:: Dataset section

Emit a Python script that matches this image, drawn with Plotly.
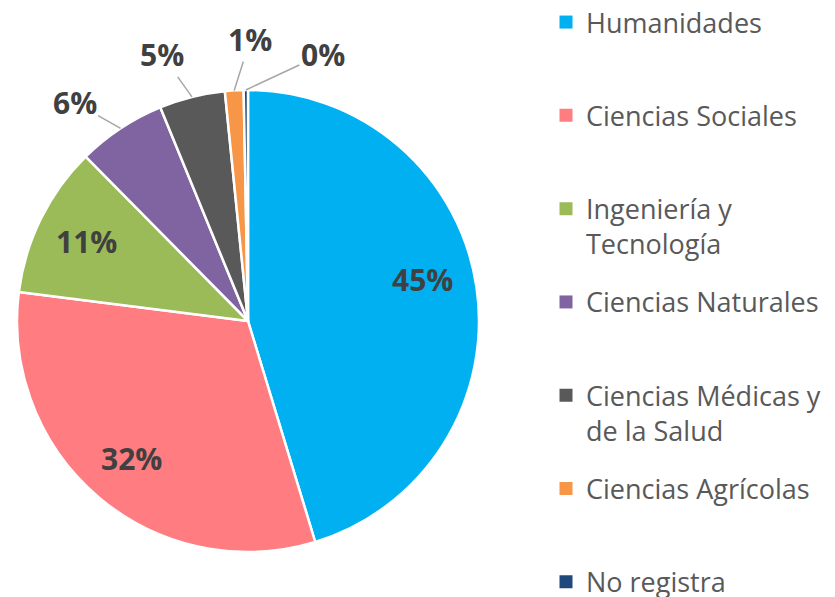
import math
import plotly.graph_objects as go

categories = ["Humanidades", "Ciencias Sociales", "Ingeniería y<br>Tecnología",
              "Ciencias Naturales", "Ciencias Médicas y<br>de la Salud",
              "Ciencias Agrícolas", "No registra"]
values = [45.3, 31.7, 10.6, 6.2, 4.6, 1.3, 0.3]
colors = ["#00B0F0", "#FF7C80", "#9BBB59", "#8064A2", "#595959", "#F79646", "#1F497D"]

W, H = 835, 597
CX, CY, R = 248, 321, 231

fig = go.Figure(go.Pie(
    labels=categories,
    values=values,
    sort=False,
    direction="clockwise",
    rotation=0,
    marker=dict(colors=colors, line=dict(color="white", width=2.5)),
    textinfo="none",
    hoverinfo="label+percent",
    showlegend=False,
    domain=dict(x=[(CX - R) / W, (CX + R) / W], y=[1 - (CY + R) / H, 1 - (CY - R) / H]),
))

# legend entries: one per category, each in its own legend box
LEG_TOP0, LEG_PITCH = 22, 93.3
legend_layout = {}
for i, (c, col) in enumerate(zip(categories, colors)):
    lname = "legend" if i == 0 else f"legend{i + 1}"
    fig.add_trace(go.Scatter(
        x=[None], y=[None], mode="markers", name=c,
        marker=dict(symbol="square", size=13, color=col),
        showlegend=True, legend=lname, hoverinfo="skip"))
    top_px = LEG_TOP0 + i * LEG_PITCH - 24
    legend_layout[lname] = dict(
        x=546 / W, y=1 - top_px / H, xanchor="left", yanchor="top", valign="top",
        font=dict(family="Open Sans", size=27, color="#595959"),
        itemwidth=30, bgcolor="rgba(0,0,0,0)")

total = sum(values)
outside = {3: (-46, -26), 4: (-30, -42), 5: (16, -51), 6: (77, -36)}
inside_nudge = {0: (-4, -15)}
annotations = []
cum = 0.0
for i, v in enumerate(values):
    mid = (cum + v / 2) / total * 2 * math.pi
    cum += v
    pct = f"{round(v / total * 100)}%"
    if i in outside:
        px = CX + R * math.sin(mid)
        py = CY - R * math.cos(mid)
        ax, ay = outside[i]
        annotations.append(dict(
            x=px / W, y=1 - py / H, xref="paper", yref="paper",
            text=f"<b>{pct}</b>", showarrow=True, arrowhead=0, arrowwidth=1.5,
            arrowcolor="#A6A6A6", ax=ax, ay=ay, standoff=0,
            font=dict(family="Open Sans", size=30, color="#404040")))
    else:
        rr = 0.78 * R
        dx, dy = inside_nudge.get(i, (0, 0))
        px = CX + rr * math.sin(mid) + dx
        py = CY - rr * math.cos(mid) + dy
        annotations.append(dict(
            x=px / W, y=1 - py / H, xref="paper", yref="paper",
            xanchor="center", yanchor="middle",
            text=f"<b>{pct}</b>", showarrow=False,
            font=dict(family="Open Sans", size=30, color="#404040")))

fig.update_layout(
    width=W, height=H,
    margin=dict(l=0, r=0, t=0, b=0, autoexpand=False),
    paper_bgcolor="white",
    plot_bgcolor="white",
    xaxis=dict(visible=False),
    yaxis=dict(visible=False),
    annotations=annotations,
    **legend_layout,
)

fig.write_html("out.html", config={"displayModeBar": False},
               post_script="document.body.style.margin='0';")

::::

#### Exercise directions:
Retype the whole listing exactly and leave the pictures out.

#### Task output:
Emit a Python script that matches this image, drawn with Plotly.
import math
import plotly.graph_objects as go

categories = ["Humanidades", "Ciencias Sociales", "Ingeniería y<br>Tecnología",
              "Ciencias Naturales", "Ciencias Médicas y<br>de la Salud",
              "Ciencias Agrícolas", "No registra"]
values = [45.3, 31.7, 10.6, 6.2, 4.6, 1.3, 0.3]
colors = ["#00B0F0", "#FF7C80", "#9BBB59", "#8064A2", "#595959", "#F79646", "#1F497D"]

W, H = 835, 597
CX, CY, R = 248, 321, 231

fig = go.Figure(go.Pie(
    labels=categories,
    values=values,
    sort=False,
    direction="clockwise",
    rotation=0,
    marker=dict(colors=colors, line=dict(color="white", width=2.5)),
    textinfo="none",
    hoverinfo="label+percent",
    showlegend=False,
    domain=dict(x=[(CX - R) / W, (CX + R) / W], y=[1 - (CY + R) / H, 1 - (CY - R) / H]),
))

# legend entries: one per category, each in its own legend box
LEG_TOP0, LEG_PITCH = 22, 93.3
legend_layout = {}
for i, (c, col) in enumerate(zip(categories, colors)):
    lname = "legend" if i == 0 else f"legend{i + 1}"
    fig.add_trace(go.Scatter(
        x=[None], y=[None], mode="markers", name=c,
        marker=dict(symbol="square", size=13, color=col),
        showlegend=True, legend=lname, hoverinfo="skip"))
    top_px = LEG_TOP0 + i * LEG_PITCH - 24
    legend_layout[lname] = dict(
        x=546 / W, y=1 - top_px / H, xanchor="left", yanchor="top", valign="top",
        font=dict(family="Open Sans", size=27, color="#595959"),
        itemwidth=30, bgcolor="rgba(0,0,0,0)")

total = sum(values)
outside = {3: (-46, -26), 4: (-30, -42), 5: (16, -51), 6: (77, -36)}
inside_nudge = {0: (-4, -15)}
annotations = []
cum = 0.0
for i, v in enumerate(values):
    mid = (cum + v / 2) / total * 2 * math.pi
    cum += v
    pct = f"{round(v / total * 100)}%"
    if i in outside:
        px = CX + R * math.sin(mid)
        py = CY - R * math.cos(mid)
        ax, ay = outside[i]
        annotations.append(dict(
            x=px / W, y=1 - py / H, xref="paper", yref="paper",
            text=f"<b>{pct}</b>", showarrow=True, arrowhead=0, arrowwidth=1.5,
            arrowcolor="#A6A6A6", ax=ax, ay=ay, standoff=0,
            font=dict(family="Open Sans", size=30, color="#404040")))
    else:
        rr = 0.78 * R
        dx, dy = inside_nudge.get(i, (0, 0))
        px = CX + rr * math.sin(mid) + dx
        py = CY - rr * math.cos(mid) + dy
        annotations.append(dict(
            x=px / W, y=1 - py / H, xref="paper", yref="paper",
            xanchor="center", yanchor="middle",
            text=f"<b>{pct}</b>", showarrow=False,
            font=dict(family="Open Sans", size=30, color="#404040")))

fig.update_layout(
    width=W, height=H,
    margin=dict(l=0, r=0, t=0, b=0, autoexpand=False),
    paper_bgcolor="white",
    plot_bgcolor="white",
    xaxis=dict(visible=False),
    yaxis=dict(visible=False),
    annotations=annotations,
    **legend_layout,
)

fig.write_html("out.html", config={"displayModeBar": False},
               post_script="document.body.style.margin='0';")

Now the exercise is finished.